Only the lines from the start of the data through the line containing "import seaborn as sns" should be written out, exactly as they are, with both ends included and the pictures left out.

________

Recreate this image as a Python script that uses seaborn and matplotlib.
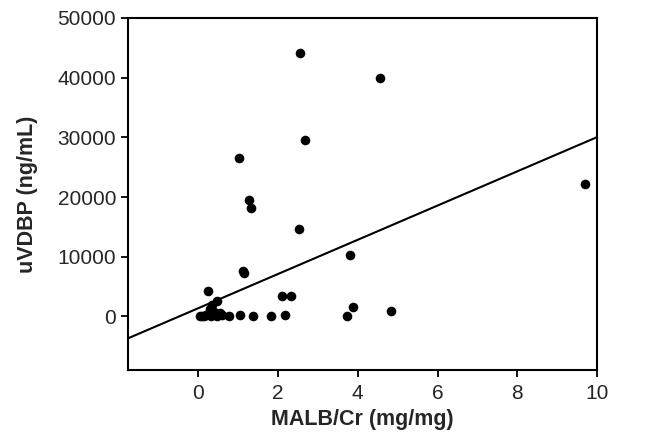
import matplotlib
matplotlib.use("Agg")
import matplotlib.pyplot as plt
import numpy as np
import pandas as pd
import seaborn as sns

# MALB/Cr (mg/mg) vs uVDBP (ng/mL)
malb_cr = [
    2.55, 4.55, 2.68, 1.02, 1.27, 1.34, 2.54, 3.82, 9.7, 1.14,
    1.16, 0.25, 2.1, 2.33, 3.88, 4.83, 3.73,
    0.15, 0.2, 0.32, 0.49, 0.61, 0.78, 1.06, 1.39, 1.83, 2.18,
    0.49, 0.36, 0.3, 0.4, 0.25, 0.1, 0.05, 0.55,
]
uvdbp = [
    44100, 39900, 29500, 26600, 19500, 18100, 14650, 10300, 22100, 7600,
    7200, 4200, 3350, 3350, 1500, 950, 0,
    0, 300, 100, 0, 200, 100, 200, 0, 100, 200,
    2500, 1850, 1200, 700, 400, 100, 0, 500,
]

# regression line shown in the figure
FIT_INTERCEPT = 1350
FIT_SLOPE = 2870

X_TICKS = [0, 2, 4, 6, 8, 10]
Y_TICKS = [0, 10000, 20000, 30000, 40000, 50000]

df = pd.DataFrame({"malb_cr": malb_cr, "uvdbp": uvdbp})

sns.set_style("white")
plt.rcParams["font.family"] = ["Liberation Sans", "DejaVu Sans"]

fig = plt.figure(figsize=(6.6, 4.37), dpi=100)
ax = fig.add_axes([0.194, 0.153, 0.711, 0.806])

sns.scatterplot(data=df, x="malb_cr", y="uvdbp", color="black", s=48,
                edgecolor="black", linewidth=0, ax=ax, zorder=3)
ax.axline((0, FIT_INTERCEPT), slope=FIT_SLOPE, color="black", linewidth=1.5)

ax.set_xlim(-1.75, 10)
ax.set_ylim(-9000, 50000)
ax.set_xticks(X_TICKS)
ax.set_yticks(Y_TICKS)
ax.tick_params(axis="both", direction="out", length=5, width=1.3,
               labelsize=15, color="black", bottom=True, left=True)
ax.tick_params(axis="x", pad=5)

for spine in ax.spines.values():
    spine.set_color("black")
    spine.set_linewidth(1.5)

ax.set_xlabel("MALB/Cr (mg/mg)", fontsize=15.5, fontweight="bold", labelpad=4)
ax.set_ylabel("uVDBP (ng/mL)", fontsize=15.5, fontweight="bold", labelpad=14)

fig.savefig("out.png", dpi=100)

________

WRITTEN RESPONSE -
Recreate this image as a Python script that uses seaborn and matplotlib.
import matplotlib
matplotlib.use("Agg")
import matplotlib.pyplot as plt
import numpy as np
import pandas as pd
import seaborn as sns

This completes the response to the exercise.